Well, I have officially just about killed myself on the outside of the house this weekend. On Thursday the kids and I were eating lunch outside on the deck and it was such NICE weather! The breeze was blowing and I commented, "Hmmm...you can hear the wind blowing through the grass. We're going to have to mow that this weekend. Lots to do, guy, lots to do." Much to my total annoyance later that afternoon, I discovered a City Wrist-Slap document affixed to our front door. Blah, blah, blah, housing association, blah, blah, grass exceeding length limits, blah, blah, open trash container (yes, it's called a combination of a flip-top lid (courtesy of YOU, the City) and the wind), blah, blah, fines and imprisonment, rant, rant, follow-up inspections, governmental interrogations, UN black helicopters, whatever. They can most seriously bite me on forty different levels, y'know? That's like when you're a kid and you've just initiated a plan to clean your room, and your idiot parents walk by, spy you picking crap up, and say, "Clean your room!" Seriously. Bite me.
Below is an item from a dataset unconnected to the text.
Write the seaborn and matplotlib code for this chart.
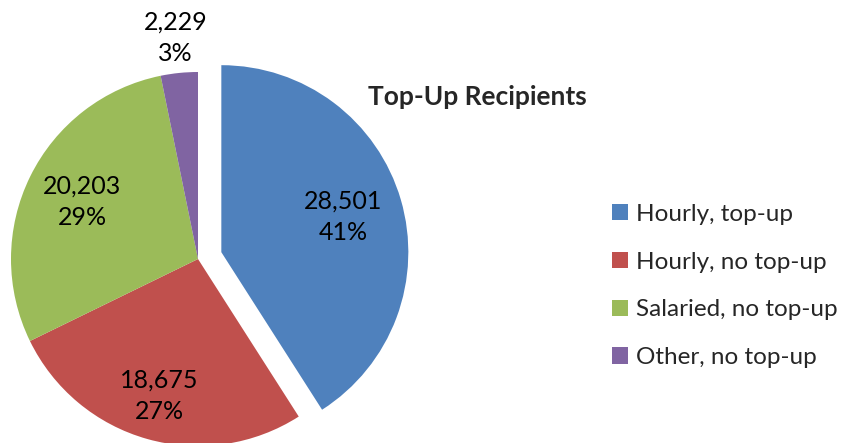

So Friday morning I hauled out the mower and got the front half of the lawn done while the kids planted what must've been a thousand marigold seeds along the front walk. I got about halfway through the side yard and ran out of gas (natch!), so I abandoned the mowing in favor of a hoe, which I then took around to the front garden area and hacked up and buried every weed I could find. The kids got bored after awhile, and I went back over their work, busting apart more marigold seed pods and spreading them out more evenly, eventually watering them to lessen their chances of blowing away. Then I went to the north side of the house and hacked up a ton of weeds and encroaching grass over there...by this time the kids decided to come back out and play on the jungle gym, and they got to come over and see the worms I dug up and even a few worm eggs. Of course then THEY had to dig, so they found tiny rakes and trowels and I told them to knock themselves out...there was nothing in that garden area, anyway. They had a blast. I moved over to my veggie garden and hacked up everything in there, too, and churned it around so the weeds would rot a little faster. By this time I was just DONE with yardwork, so I hauled the kids in and threw them into a bath (joy!) and cleaned the grime off my own sad self. Oh, I am so SO sadly out of shape...I hurt for hours after that little eco-maniacal display.

The next day I spent a great deal of time figuring out ways to shrink the lawn...I'm still not sure what we're going to do...and we went to TLC to get a bush to fill in the blank space in the foundation plantings along the garage. Doug tried his hardest to tell me it was a boxwood that we needed, which I totally denied. He then went on to inform me that boxwoods were called boxwoods because people usually cut the bushes into the shape of boxes. I was too incredulous to respond. I don't have any documentation to prove it, but I strongly suspect that it has much more to do with the fact that the plant comes from the genus Buxus. This assurance of the need to buy a boxwood went on until I pulled out the original landscaping plans drawn up in 2002, which confirmed what we needed was a dense yew.

So we went to TLC and picked a yew, along with some kind of bug poison...we have a very bad sort of borer which has decimated the dwarf cherry tree, and is hard at work on the crabapple, too. Turns out the cherry tree is actually three trees spliced into one...the root ball is one type of tree, the trunk is another, and they graft a weeping cherry onto the top. I had NO IDEA this was the case when we got it, or I'd never have purchased it. The poor thing is being attacked at the trunk, and of course it's trying to save its own life, so now the root ball and trunk are sending out offshoots, and the poor thing looks like a Franken-tree. Since only the cherry and crabapple trees seem to be affected, I wondered if it was just a fruit borer, but they said that it doesn't seem to matter much, they'll attack anything. So we're going to put the bug stuff on the affected AND the healthy trees as a preventative.

And finally yesterday Doug got gas for the mower and finished off the lawn, and I used the weed-eater to trim around the house, down the driveway, and around all the posts, trees and the sandbox.

I have also come to conclusion that we've GOT to start mulching around the sandbox. And the jungle gym.

My neighbors in the back of us also informed us that they have termites. Oh, joy.

1 Comments:

Anonymous Anonymous said...

So here you are doing yard work...

We're under a winter storm warning today. The foothills already have 21 inches of snow, and the mountains have several feet, of course. It's been raining all day and as it cools off we're supposed to get four inches of snow overnight. The suburbs south of us could pick up an additional 18 inches of snow.

But since it's spring, the snow will probably be all melted off by the weekend and as soon as things dry out, we'll all be in our yards too, mowing and clipping grass and weeds that will have grown like crazy due to the moisture. It all evens out, I guess.

As far as I know, we still don't have termites in this part of the country. Not yet, anyway. Speaking of insects, according to Earthweek, "Studies conducted by German researchers indicate that the growing use of cell phones could in some way be responsible for the sudden, mysterious disappearance of bees seen across America and parts of Europe since last fall."